A toy model. The economy is illustrative — simple costs and payouts, not a calibrated economic or political simulation. It demonstrates ROOT0's governance architecture; it makes no empirical claim about real institutions.
His own design vocabulary. "Faction memory," "trust-lineage replay," "claim survival," the resource-economy framing — David Lee Wise's system, rendered as a runnable sim. Read them as designed terms, not standard governance theory.
The actual ecosystem, embedded and running. Press Step Economy to advance the clock; Settle Claims to resolve outstanding ones; select an agent to inspect it. Watch scarcity active flip on when the resource pool tightens, and the averages — energy, reputation, claim survival — move in response.
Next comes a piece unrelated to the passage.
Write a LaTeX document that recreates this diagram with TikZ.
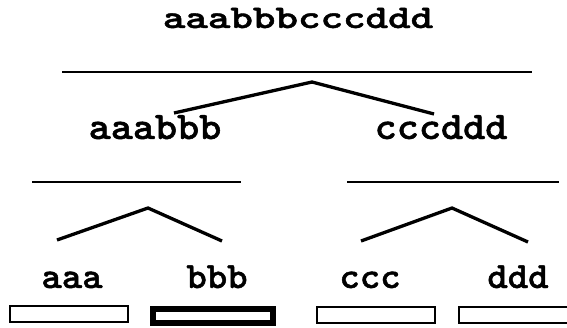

Everything is computed locally.
Each agent carries two stocks: energy (the resource it spends to act) and reputation (what others extend it on trust). Both rise and fall with how it behaves — the twin currencies of any governance.
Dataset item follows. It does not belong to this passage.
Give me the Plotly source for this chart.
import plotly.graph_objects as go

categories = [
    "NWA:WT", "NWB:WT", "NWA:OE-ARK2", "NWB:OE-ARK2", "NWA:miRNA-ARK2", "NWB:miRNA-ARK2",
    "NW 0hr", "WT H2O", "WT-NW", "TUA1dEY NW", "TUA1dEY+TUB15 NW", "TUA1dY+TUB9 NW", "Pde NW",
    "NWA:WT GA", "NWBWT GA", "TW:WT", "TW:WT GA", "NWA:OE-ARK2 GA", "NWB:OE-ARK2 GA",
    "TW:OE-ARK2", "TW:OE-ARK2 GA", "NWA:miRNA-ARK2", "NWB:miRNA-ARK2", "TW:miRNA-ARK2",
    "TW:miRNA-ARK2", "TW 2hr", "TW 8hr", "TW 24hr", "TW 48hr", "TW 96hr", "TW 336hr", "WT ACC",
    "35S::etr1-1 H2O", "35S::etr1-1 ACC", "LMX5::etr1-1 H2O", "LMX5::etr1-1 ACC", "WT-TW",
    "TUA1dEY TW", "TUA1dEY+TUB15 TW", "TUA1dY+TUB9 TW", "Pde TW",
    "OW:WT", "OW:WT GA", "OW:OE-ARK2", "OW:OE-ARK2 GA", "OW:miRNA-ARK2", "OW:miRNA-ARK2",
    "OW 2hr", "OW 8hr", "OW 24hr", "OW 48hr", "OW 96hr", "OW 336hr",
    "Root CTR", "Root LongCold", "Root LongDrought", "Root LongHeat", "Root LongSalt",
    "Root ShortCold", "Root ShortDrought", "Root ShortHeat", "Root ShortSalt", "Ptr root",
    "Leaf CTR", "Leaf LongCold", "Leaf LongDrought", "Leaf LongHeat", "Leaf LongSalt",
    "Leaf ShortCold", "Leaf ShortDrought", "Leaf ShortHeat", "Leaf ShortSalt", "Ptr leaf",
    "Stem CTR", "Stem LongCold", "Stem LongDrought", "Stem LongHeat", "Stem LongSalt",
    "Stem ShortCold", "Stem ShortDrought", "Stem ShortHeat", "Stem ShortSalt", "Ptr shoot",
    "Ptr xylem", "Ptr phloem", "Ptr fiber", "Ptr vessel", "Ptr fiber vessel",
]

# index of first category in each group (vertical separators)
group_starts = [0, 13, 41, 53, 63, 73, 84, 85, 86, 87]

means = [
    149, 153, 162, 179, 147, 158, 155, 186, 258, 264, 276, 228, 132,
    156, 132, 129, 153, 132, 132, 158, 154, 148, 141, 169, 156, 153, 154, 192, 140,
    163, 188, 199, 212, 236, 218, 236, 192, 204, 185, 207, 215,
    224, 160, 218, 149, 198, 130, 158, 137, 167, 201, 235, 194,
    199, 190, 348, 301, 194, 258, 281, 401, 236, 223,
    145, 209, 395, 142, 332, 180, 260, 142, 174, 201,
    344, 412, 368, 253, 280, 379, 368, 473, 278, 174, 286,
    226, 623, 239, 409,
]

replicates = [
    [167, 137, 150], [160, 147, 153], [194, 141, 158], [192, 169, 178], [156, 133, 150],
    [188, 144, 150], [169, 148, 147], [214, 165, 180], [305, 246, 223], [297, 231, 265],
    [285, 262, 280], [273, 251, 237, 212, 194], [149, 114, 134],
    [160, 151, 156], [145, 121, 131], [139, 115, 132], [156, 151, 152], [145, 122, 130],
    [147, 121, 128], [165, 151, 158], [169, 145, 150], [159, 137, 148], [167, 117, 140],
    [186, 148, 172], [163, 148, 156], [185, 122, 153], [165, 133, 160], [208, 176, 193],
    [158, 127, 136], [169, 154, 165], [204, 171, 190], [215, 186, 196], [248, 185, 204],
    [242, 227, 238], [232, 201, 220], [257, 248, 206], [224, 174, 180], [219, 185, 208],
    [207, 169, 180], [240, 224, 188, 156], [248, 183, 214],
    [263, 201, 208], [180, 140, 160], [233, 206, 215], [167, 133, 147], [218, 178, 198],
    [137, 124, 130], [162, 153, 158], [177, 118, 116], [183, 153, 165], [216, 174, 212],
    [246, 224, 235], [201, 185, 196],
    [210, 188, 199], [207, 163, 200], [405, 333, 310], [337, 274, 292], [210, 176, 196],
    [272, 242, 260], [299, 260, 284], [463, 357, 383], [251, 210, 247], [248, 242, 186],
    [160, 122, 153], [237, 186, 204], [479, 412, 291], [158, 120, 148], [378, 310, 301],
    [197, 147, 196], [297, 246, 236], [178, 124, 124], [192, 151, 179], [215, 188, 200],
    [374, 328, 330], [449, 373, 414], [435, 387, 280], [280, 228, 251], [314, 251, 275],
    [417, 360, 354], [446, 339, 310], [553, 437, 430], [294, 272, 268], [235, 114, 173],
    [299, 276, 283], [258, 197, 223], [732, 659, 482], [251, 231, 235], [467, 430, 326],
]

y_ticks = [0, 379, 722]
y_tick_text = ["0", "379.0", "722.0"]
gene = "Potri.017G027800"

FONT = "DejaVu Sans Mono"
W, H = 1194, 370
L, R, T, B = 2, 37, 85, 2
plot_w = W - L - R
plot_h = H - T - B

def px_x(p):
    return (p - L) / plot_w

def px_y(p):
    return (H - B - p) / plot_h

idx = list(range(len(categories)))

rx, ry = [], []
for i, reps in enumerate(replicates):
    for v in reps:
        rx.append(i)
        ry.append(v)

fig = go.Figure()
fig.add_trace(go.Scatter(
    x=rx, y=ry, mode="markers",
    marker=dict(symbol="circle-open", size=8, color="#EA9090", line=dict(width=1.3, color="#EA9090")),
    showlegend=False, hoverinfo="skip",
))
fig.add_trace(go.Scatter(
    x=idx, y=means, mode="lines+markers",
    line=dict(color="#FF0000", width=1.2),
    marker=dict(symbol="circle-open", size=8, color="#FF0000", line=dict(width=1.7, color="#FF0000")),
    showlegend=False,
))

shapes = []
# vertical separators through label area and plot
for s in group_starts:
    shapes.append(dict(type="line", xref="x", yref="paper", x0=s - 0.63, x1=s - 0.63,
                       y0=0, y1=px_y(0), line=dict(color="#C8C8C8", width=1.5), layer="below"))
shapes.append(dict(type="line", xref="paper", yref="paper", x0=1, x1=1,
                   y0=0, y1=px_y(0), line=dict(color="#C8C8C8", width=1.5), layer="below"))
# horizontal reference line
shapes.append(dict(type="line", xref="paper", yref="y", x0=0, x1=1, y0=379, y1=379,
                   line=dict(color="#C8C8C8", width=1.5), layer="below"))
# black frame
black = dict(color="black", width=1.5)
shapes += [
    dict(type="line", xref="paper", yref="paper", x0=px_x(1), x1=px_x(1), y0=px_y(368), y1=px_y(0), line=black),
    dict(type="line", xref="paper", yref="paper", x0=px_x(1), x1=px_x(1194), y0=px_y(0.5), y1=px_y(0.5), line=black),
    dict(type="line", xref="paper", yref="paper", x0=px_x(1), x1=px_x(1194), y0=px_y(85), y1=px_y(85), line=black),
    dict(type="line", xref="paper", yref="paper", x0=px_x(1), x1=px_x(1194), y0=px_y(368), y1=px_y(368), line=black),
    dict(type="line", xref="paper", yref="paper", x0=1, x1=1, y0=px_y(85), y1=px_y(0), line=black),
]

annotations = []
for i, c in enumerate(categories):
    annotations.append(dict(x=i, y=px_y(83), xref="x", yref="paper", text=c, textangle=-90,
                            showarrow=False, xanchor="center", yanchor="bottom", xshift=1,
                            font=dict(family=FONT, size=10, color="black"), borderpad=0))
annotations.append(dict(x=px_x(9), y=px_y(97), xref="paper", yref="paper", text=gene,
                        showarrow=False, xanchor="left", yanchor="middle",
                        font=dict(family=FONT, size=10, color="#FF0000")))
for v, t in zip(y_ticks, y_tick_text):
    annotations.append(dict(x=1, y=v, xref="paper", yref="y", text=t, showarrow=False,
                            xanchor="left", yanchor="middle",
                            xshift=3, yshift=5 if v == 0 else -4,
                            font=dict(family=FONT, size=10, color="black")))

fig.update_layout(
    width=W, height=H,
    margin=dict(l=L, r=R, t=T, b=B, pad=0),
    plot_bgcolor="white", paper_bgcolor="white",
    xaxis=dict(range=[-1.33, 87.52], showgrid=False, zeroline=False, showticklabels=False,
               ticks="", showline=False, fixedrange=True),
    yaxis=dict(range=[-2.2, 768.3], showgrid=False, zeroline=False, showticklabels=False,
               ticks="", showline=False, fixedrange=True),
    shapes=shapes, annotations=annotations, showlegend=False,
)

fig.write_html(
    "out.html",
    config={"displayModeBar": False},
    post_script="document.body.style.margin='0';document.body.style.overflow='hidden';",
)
Acting isn't free: filing a claim costs, and a claim must be settled or it starves. "Average claim survival" is the heartbeat — how long the system lets a demand stand before resolving it.
The resource pool is finite. When it tightens, scarcity active turns on and the society must choose what to pay — the moment governance stops being bookkeeping and starts being politics.
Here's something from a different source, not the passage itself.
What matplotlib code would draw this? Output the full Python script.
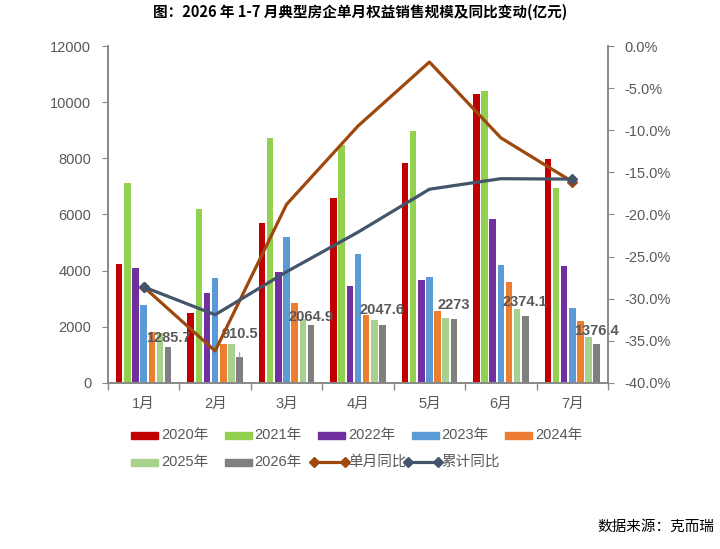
import numpy as np
import matplotlib
matplotlib.use('Agg')
import matplotlib.pyplot as plt
from matplotlib.patches import Rectangle
from matplotlib.lines import Line2D

plt.rcParams['font.family'] = ['Liberation Sans', 'Noto Sans CJK SC', 'DejaVu Sans']

# data (亿元)
months = ['1月', '2月', '3月', '4月', '5月', '6月', '7月']
years = ['2020年', '2021年', '2022年', '2023年', '2024年', '2025年', '2026年']
v2020 = [4250, 2480, 5690, 6580, 7840, 10290, 7970]
v2021 = [7110, 6180, 8720, 8480, 8990, 10410, 6930]
v2022 = [4100, 3220, 3960, 3460, 3680, 5840, 4180]
v2023 = [2770, 3740, 5190, 4590, 3780, 4210, 2680]
v2024 = [1800, 1380, 2850, 2410, 2550, 3610, 2220]
v2025 = [1780, 1400, 2270, 2240, 2300, 2650, 1630]
v2026 = [1285.7, 910.5, 2064.9, 2047.6, 2273, 2374.1, 1376.4]
yoy_month = [-28.6, -36.2, -18.8, -9.5, -1.9, -10.9, -16.1]
yoy_cum = [-28.6, -31.9, -26.8, -22.1, -17.0, -15.75, -15.8]
line_names = ['单月同比', '累计同比']

bar_colors = ['#C00000', '#92D050', '#7030A0', '#5B9BD5', '#ED7D31', '#A9D18E', '#7F7F7F']
c_month = '#9E480E'
c_cum = '#44546A'
txt = '#595959'
axc = '#888888'

W, H = 720, 549
fig = plt.figure(figsize=(7.2, 5.49), dpi=100)
ax = fig.add_axes([0.15, 0.3024, 0.6944, 0.6138])
ax2 = ax.twinx()

x = np.arange(len(months))
series = [v2020, v2021, v2022, v2023, v2024, v2025, v2026]
slot = 0.8 / 7
for k, vals in enumerate(series):
    ax.bar(x - 0.4 + slot * (k + 0.5), vals, width=slot * 0.8, color=bar_colors[k], zorder=2)

# labels on 2026 bars
label_dy = [9, 23, 8, 15, 14, 14, 13]
gx = x - 0.4 + slot * 6.5
for i, v in enumerate(v2026):
    s = ('%.1f' % v).rstrip('0').rstrip('.')
    arrow = None
    if label_dy[i] > 18:
        arrow = dict(arrowstyle='-', color='#999999', lw=0.7, shrinkA=6, shrinkB=0)
    ax.annotate(s, (gx[i], v), xytext=(0, label_dy[i] * 0.72), textcoords='offset points',
                ha='center', va='center', fontsize=10.5, color=txt, fontweight='bold', zorder=5,
                arrowprops=arrow)

ax2.plot(x, yoy_month, color=c_month, lw=2.3, marker='D', ms=5, markevery=[0, 6], zorder=3)
ax2.plot(x, yoy_cum, color=c_cum, lw=2.3, marker='D', ms=5, markevery=[0, 6], zorder=4)

ax.set_xlim(-0.5, 6.5)
ax.set_ylim(0, 12000)
ax.set_yticks(range(0, 12001, 2000))
ax2.set_ylim(-40, 0)
ax2.set_yticks(np.arange(-40, 0.1, 5))
ax2.set_yticklabels(['%.1f%%' % t for t in np.arange(-40, 0.1, 5)])

ax.set_xticks(x)
ax.set_xticklabels(months)
ax.set_xticks(np.arange(-0.5, 7, 1), minor=True)
ax.tick_params(axis='x', which='major', length=0, pad=10, labelsize=10.5, labelcolor=txt)
ax.tick_params(axis='x', which='minor', length=5, color=axc, width=1)
ax.tick_params(axis='y', length=4, color=axc, labelsize=10.5, labelcolor=txt, pad=8)
ax2.tick_params(axis='y', length=4, color=axc, labelsize=10.5, labelcolor=txt, pad=8)

for a in (ax, ax2):
    a.spines['top'].set_visible(False)
    for sp in ('left', 'right', 'bottom'):
        a.spines[sp].set_color(axc)
        a.spines[sp].set_linewidth(1.2)

fig.text(0.5, 0.978, '图：2026 年 1-7 月典型房企单月权益销售规模及同比变动(亿元)',
         ha='center', va='center', fontsize=10.5, fontweight='bold',
         family=['Noto Sans CJK SC', 'DejaVu Sans'])

# legend drawn by hand: fixed-width columns like Excel
col_w = 93.5
x0 = 131
rows_y = [435, 462]
entries = [('bar', bar_colors[k], years[k]) for k in range(7)]
entries += [('line', c_month, line_names[0]), ('line', c_cum, line_names[1])]
for n, (kind, col, name) in enumerate(entries):
    r, c = divmod(n, 5)
    px = x0 + col_w * c
    py = rows_y[r]
    if kind == 'bar':
        fig.add_artist(Rectangle((px / W, 1 - (py + 3.5) / H), 27 / W, 7 / H,
                                 transform=fig.transFigure, color=col))
        tx = px + 30
    else:
        px -= 4
        fig.add_artist(Line2D([px / W, (px + 31) / W], [1 - py / H, 1 - py / H],
                              transform=fig.transFigure, color=col, lw=2.3,
                              marker='D', ms=5))
        tx = px + 34
    fig.text(tx / W, 1 - py / H, name, ha='left', va='center', fontsize=10.5, color=txt)

fig.text(597 / W, 1 - 527 / H, '数据来源：克而瑞', ha='left', va='center', fontsize=10.5,
         family=['Noto Sans CJK SC', 'DejaVu Sans'])

fig.savefig('out.png', dpi=100)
Agents remember who did what, grouped into factions — so today's settlement is shaped by yesterday's. Memory is what turns a crowd into a polity.
Trust isn't a snapshot; it has a history that can be replayed — how a reputation was earned or lost, step by step. The lineage, not just the score.
A shared world model the agents act on, and a ledger recording the run. The society is replayable: you can see how it got to its current state, not just what that state is.
The thesis. Governance is an economy of trust under scarcity — reputations and resources co-evolving as costed claims compete for a finite pool, with memory carrying the past into every settlement. Most governance models freeze that into a diagram; this one lets it run, so you can watch trust accrue, factions form, and scarcity force the hard choices. ⚑ It's the time-extended companion to ROOT0's single-decision game-theory engine — one watches a verdict, the other watches a society.
Two layers, held apart. What this is: a genuine, runnable, self-contained multi-agent model in which energy, reputation, costed claims, settlement, scarcity, faction memory, and a replayable trust-lineage all interact live — built deliberately across five versions and a faithful render of ROOT0's governance framework. What it is not: a validated economic or political simulation. The costs and payouts are illustrative, the agents are simple, and terms like "faction memory," "trust-lineage replay," and "claim survival" are David Lee Wise's designed vocabulary, not standard political-economy constructs. It makes no empirical claim about real institutions or markets — it is an architecture demo that argues, by running, that governance is best understood as a living economy of trust under scarcity. Read it for the legibility, not for predictions. ⚑ Render-not-invent: this page describes the ecosystem David built and flags exactly where the model is a toy.